# start of Data

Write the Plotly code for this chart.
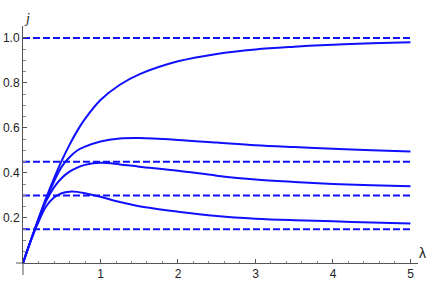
import plotly.graph_objects as go

# lambda sample points
lam = [0, 0.1, 0.2, 0.3, 0.4, 0.5, 0.6, 0.7, 0.8, 1.0, 1.25, 1.5, 2.0, 2.5, 3.0, 3.5, 4.0, 4.5, 5.0]

# curves
j_a = [0, 0.100, 0.197, 0.290, 0.376, 0.455, 0.525, 0.587, 0.640, 0.724, 0.792, 0.838, 0.896, 0.929, 0.949, 0.961, 0.970, 0.976, 0.981]
j_b = [0, 0.100, 0.195, 0.285, 0.362, 0.428, 0.470, 0.500, 0.517, 0.540, 0.553, 0.555, 0.547, 0.535, 0.523, 0.515, 0.508, 0.501, 0.495]
j_c = [0, 0.100, 0.193, 0.276, 0.336, 0.378, 0.406, 0.424, 0.436, 0.445, 0.438, 0.428, 0.410, 0.388, 0.371, 0.360, 0.351, 0.345, 0.341]
j_d = [0, 0.098, 0.183, 0.252, 0.291, 0.310, 0.317, 0.316, 0.310, 0.294, 0.271, 0.252, 0.228, 0.209, 0.197, 0.190, 0.185, 0.180, 0.176]

# horizontal dashed levels
levels = [1.0, 0.45, 0.30, 0.15]
level_x = [0, 5]

xticks = [1, 2, 3, 4, 5]
yticks = [0.2, 0.4, 0.6, 0.8, 1.0]
ytick_text = ["0.2", "0.4", "0.6", "0.8", "1.0"]

blue = "#1010ff"
axis_col = "#555555"
W, H = 436, 286
ml, mr, mt, mb = 23, 18, 26, 23

fig = go.Figure()
for lv in levels:
    fig.add_trace(go.Scatter(x=level_x, y=[lv, lv], mode="lines",
                             line=dict(color=blue, width=2, dash="7px,3px")))
for ys in [j_a, j_b, j_c, j_d]:
    fig.add_trace(go.Scatter(x=lam, y=ys, mode="lines", line_shape="spline",
                             line=dict(color=blue, width=2)))

tickfont = dict(family="Liberation Sans, Arial", size=12, color="#222222")
fig.update_layout(
    width=W, height=H,
    margin=dict(l=ml, r=mr, t=mt, b=mb),
    plot_bgcolor="white", paper_bgcolor="white",
    showlegend=False,
    xaxis=dict(range=[0, 5.097], showgrid=False, zeroline=False, automargin=False,
               showline=True, linecolor=axis_col, linewidth=1,
               tickvals=xticks, ticks="inside", ticklen=4, tickcolor=axis_col,
               tickfont=tickfont,
               minor=dict(tickmode="linear", tick0=0, dtick=0.2, ticks="inside",
                          ticklen=2.5, tickcolor="#888888")),
    yaxis=dict(range=[0, 1.053], showgrid=False, zeroline=False, automargin=False,
               showline=True, linecolor=axis_col, linewidth=1,
               tickvals=yticks, ticktext=ytick_text, ticks="inside", ticklen=4,
               tickcolor=axis_col, tickfont=tickfont,
               minor=dict(tickmode="linear", tick0=0, dtick=0.05, ticks="inside",
                          ticklen=2.5, tickcolor="#888888")),
)

# small axis overhang past the origin, like the original
pw, ph = W - ml - mr, H - mt - mb
fig.add_shape(type="line", xref="paper", yref="paper", x0=-7 / pw, x1=0, y0=0, y1=0,
              line=dict(color=axis_col, width=1))
fig.add_shape(type="line", xref="paper", yref="paper", x0=0, x1=0, y0=-12 / ph, y1=0,
              line=dict(color=axis_col, width=1))

fig.add_annotation(text="<i>j</i>", xref="paper", yref="paper", x=-1 / pw, y=1 + 17 / ph,
                   showarrow=False, font=dict(family="Liberation Serif", size=14, color="#222222"))
fig.add_annotation(text="λ", xref="paper", yref="paper", x=1 + 10 / pw, y=0,
                   showarrow=False, font=dict(family="Liberation Sans", size=14, color="#222222"))

fig.write_html("out.html", config={"displayModeBar": False},
               post_script="document.body.style.margin='0';document.body.style.padding='0';")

# end of Data

> [Short problem]:
Pictures are excluded: retype only the lines from the beginning of the listing above through the line with "level_x = [0, 5]", both included.

> [Task result]:
Write the Plotly code for this chart.
import plotly.graph_objects as go

# lambda sample points
lam = [0, 0.1, 0.2, 0.3, 0.4, 0.5, 0.6, 0.7, 0.8, 1.0, 1.25, 1.5, 2.0, 2.5, 3.0, 3.5, 4.0, 4.5, 5.0]

# curves
j_a = [0, 0.100, 0.197, 0.290, 0.376, 0.455, 0.525, 0.587, 0.640, 0.724, 0.792, 0.838, 0.896, 0.929, 0.949, 0.961, 0.970, 0.976, 0.981]
j_b = [0, 0.100, 0.195, 0.285, 0.362, 0.428, 0.470, 0.500, 0.517, 0.540, 0.553, 0.555, 0.547, 0.535, 0.523, 0.515, 0.508, 0.501, 0.495]
j_c = [0, 0.100, 0.193, 0.276, 0.336, 0.378, 0.406, 0.424, 0.436, 0.445, 0.438, 0.428, 0.410, 0.388, 0.371, 0.360, 0.351, 0.345, 0.341]
j_d = [0, 0.098, 0.183, 0.252, 0.291, 0.310, 0.317, 0.316, 0.310, 0.294, 0.271, 0.252, 0.228, 0.209, 0.197, 0.190, 0.185, 0.180, 0.176]

# horizontal dashed levels
levels = [1.0, 0.45, 0.30, 0.15]
level_x = [0, 5]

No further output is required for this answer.